Relative to the preceding month, prices dropped 2.6% and 1.6% for the clothing and footwear group and the housing and utilities category. The health category descended 0.2% while information and communication was down 0.1%. The largest increase occurred with the recreation, sport and culture group, the food sector and transportation, with gains of 0.3%, 0.2% and 0.2%.
Japan’s Leading Indicator Strengthens
Japan’s Leading Index strengthened in June, climbing from 104.8 to 105.6 but it missed the economist consensus estimate of 106.1. In a similar manner, the Coincident Indicator climbed 0.7% m/m after being flat in May. Economists anticipated a 0.8% gain.
Canada Profits Fall Relative to First Quarter
Corporate profits in Canada last quarter sank 1.7% compared to the first quarter, but were still up 1.6% y/y. Of the 39 non-financial industries tracked by Statistics Canada, 13 experienced m/m earnings declines but the financial sector produced a 0.9% gain, a reversal from the past two quarters of weaker performance.
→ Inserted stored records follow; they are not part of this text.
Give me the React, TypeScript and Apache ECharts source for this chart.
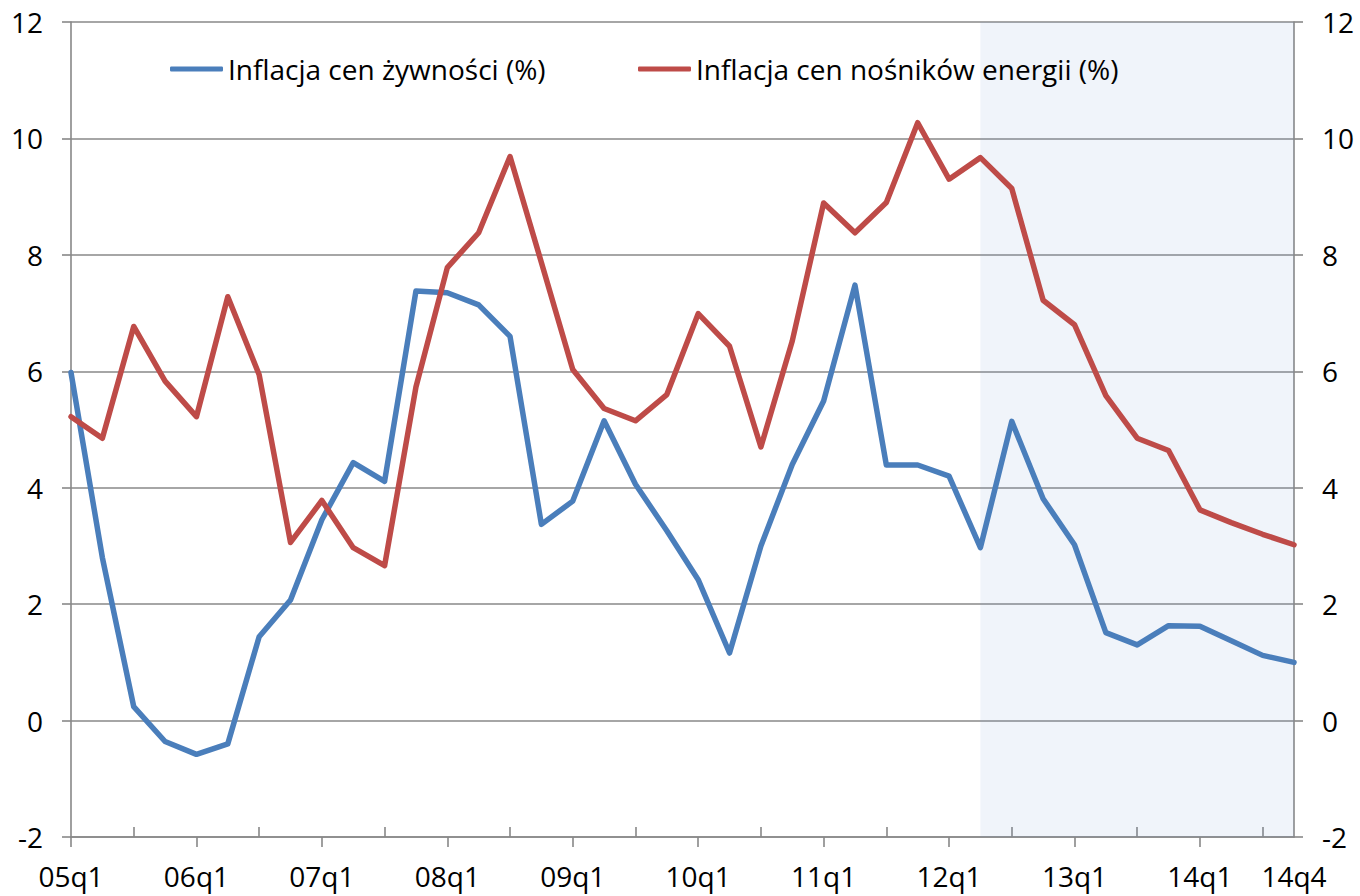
import React, { useEffect, useRef } from "react";
import * as echarts from "echarts";

const categories = [
  "05q1", "05q2", "05q3", "05q4",
  "06q1", "06q2", "06q3", "06q4",
  "07q1", "07q2", "07q3", "07q4",
  "08q1", "08q2", "08q3", "08q4",
  "09q1", "09q2", "09q3", "09q4",
  "10q1", "10q2", "10q3", "10q4",
  "11q1", "11q2", "11q3", "11q4",
  "12q1", "12q2", "12q3", "12q4",
  "13q1", "13q2", "13q3", "13q4",
  "14q1", "14q2", "14q3", "14q4",
];

const foodName = "Inflacja cen żywności (%)";
const energyName = "Inflacja cen nośników energii (%)";

const foodInflation = [
  5.98, 2.8, 0.24, -0.36,
  -0.58, -0.4, 1.44, 2.07,
  3.45, 4.43, 4.11, 7.38,
  7.35, 7.14, 6.6, 3.37,
  3.77, 5.15, 4.06, 3.26,
  2.42, 1.16, 3.0, 4.4,
  5.49, 7.48, 4.39, 4.39,
  4.2, 2.97, 5.14, 3.81,
  3.02, 1.51, 1.3, 1.63,
  1.62, 1.37, 1.12, 1.0,
];

const energyInflation = [
  5.22, 4.85, 6.77, 5.83,
  5.22, 7.28, 5.94, 3.06,
  3.78, 2.97, 2.66, 5.73,
  7.78, 8.38, 9.69, 7.87,
  6.03, 5.36, 5.15, 5.6,
  6.99, 6.43, 4.7, 6.52,
  8.89, 8.38, 8.9, 10.27,
  9.3, 9.67, 9.14, 7.22,
  6.8, 5.58, 4.85, 4.64,
  3.62, 3.4, 3.2, 3.02,
];

const forecastStart = "12q2";
const forecastEnd = "14q4";

const yMin = -2;
const yMax = 12;
const yStep = 2;

const FONT = "'Open Sans', 'Noto Sans', sans-serif";
const FONT_SIZE = 28;
const AXIS_GRAY = "#888888";

export default function App() {
  const ref = useRef<HTMLDivElement>(null);

  useEffect(() => {
    document.body.style.margin = "0";
    if (!ref.current) return;
    const chart = echarts.init(ref.current, undefined, { renderer: "svg" });
    const last = categories.length - 1;

    const yAxisBase = {
      type: "value",
      min: yMin,
      max: yMax,
      interval: yStep,
      axisLine: { show: true, lineStyle: { color: AXIS_GRAY, width: 1.6 } },
      axisTick: { show: true, length: 9, lineStyle: { color: AXIS_GRAY, width: 1.6 } },
      axisLabel: { color: "#000", fontSize: FONT_SIZE, fontFamily: FONT, margin: 28 },
    };

    const legendBase = {
      top: 52,
      padding: 0,
      itemWidth: 53,
      itemHeight: 5,
      icon: "roundRect",
      textStyle: { color: "#000", fontSize: FONT_SIZE, fontFamily: FONT, lineHeight: 34 },
    };

    chart.setOption({
      animation: false,
      backgroundColor: "#fff",
      textStyle: { fontFamily: FONT },
      grid: { left: 71, right: 66, top: 22, bottom: 59, containLabel: false },
      legend: [
        { ...legendBase, left: 170, data: [foodName] },
        { ...legendBase, left: 638, data: [energyName] },
      ],
      xAxis: [
        {
          type: "category",
          data: categories,
          boundaryGap: false,
          position: "bottom",
          axisLine: { show: true, onZero: false, lineStyle: { color: AXIS_GRAY, width: 1.6 } },
          axisTick: {
            show: true,
            length: 10,
            interval: (i: number) => i % 4 === 0,
            lineStyle: { color: AXIS_GRAY, width: 1.6 },
          },
          axisLabel: {
            color: "#000",
            fontSize: FONT_SIZE,
            fontFamily: FONT,
            margin: 25,
            interval: (i: number) => i % 4 === 0 || i === last,
          },
          splitLine: { show: false },
        },
        {
          type: "category",
          data: categories,
          boundaryGap: false,
          position: "bottom",
          axisLine: { show: false, onZero: false },
          axisTick: {
            show: true,
            inside: true,
            length: 10,
            interval: (i: number) => i % 4 === 2,
            lineStyle: { color: AXIS_GRAY, width: 1.6 },
          },
          axisLabel: { show: false },
          splitLine: { show: false },
        },
      ],
      yAxis: [
        {
          ...yAxisBase,
          position: "left",
          splitLine: { show: true, lineStyle: { color: AXIS_GRAY, width: 1.6 } },
        },
        {
          ...yAxisBase,
          position: "right",
          splitLine: { show: false },
        },
      ],
      series: [
        {
          name: foodName,
          type: "line",
          data: foodInflation,
          xAxisIndex: 0,
          yAxisIndex: 0,
          showSymbol: false,
          symbol: "none",
          itemStyle: { color: "#4A7EBB" },
          lineStyle: { color: "#4A7EBB", width: 5.5, cap: "round", join: "round" },
          z: 3,
          markArea: {
            silent: true,
            itemStyle: { color: "rgba(105,145,205,0.1)" },
            data: [[{ xAxis: forecastStart }, { xAxis: forecastEnd }]],
          },
        },
        {
          name: energyName,
          type: "line",
          data: energyInflation,
          xAxisIndex: 0,
          yAxisIndex: 0,
          showSymbol: false,
          symbol: "none",
          itemStyle: { color: "#BE4B48" },
          lineStyle: { color: "#BE4B48", width: 5.5, cap: "round", join: "round" },
          z: 4,
        },
      ],
    });

    return () => chart.dispose();
  }, []);

  return (
    <div
      ref={ref}
      style={{ width: 1360, height: 896, position: "absolute", left: 0, top: 0 }}
    />
  );
}
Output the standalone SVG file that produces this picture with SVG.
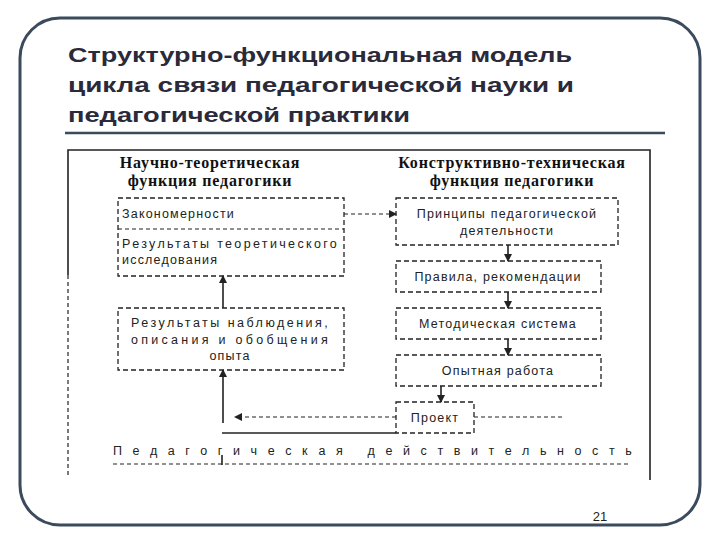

Of the 14 manufacturing categories, five reported q/q drops. More broadly, industries with significant contractions and the extent of the changes were as follows:
- Motor vehicle and trailer manufacturing, 70%. Results were hurt by several assembly plants partially shutting down in response to uncertainty over US tariffs.
- Petroleum and coal manufacturing, 38.1%. Lower prices for refined hydrocarbon products dinged earnings.
- Oil and gas industry, 26.2%. Softness in oil prices, lower export volumes and wildfire related production shutdowns caused the weakness.
- Transportation pipeline industry, 17.3%. A rapture in the US oil distribution network caused a decline in demand within this sector.
The retail sector bucked the broader trend, posting a 4.4% gain. Within this sector, clothing, sporting goods, and general merchandise stores profits climbed 9.1%, driven by a 2.5% jump in operating revenue. The financial sector’s positive 0.9% result, meanwhile, was powered by property and casualty insurance carriers growing their earnings by 26.8% with favorable weather causing fewer claims.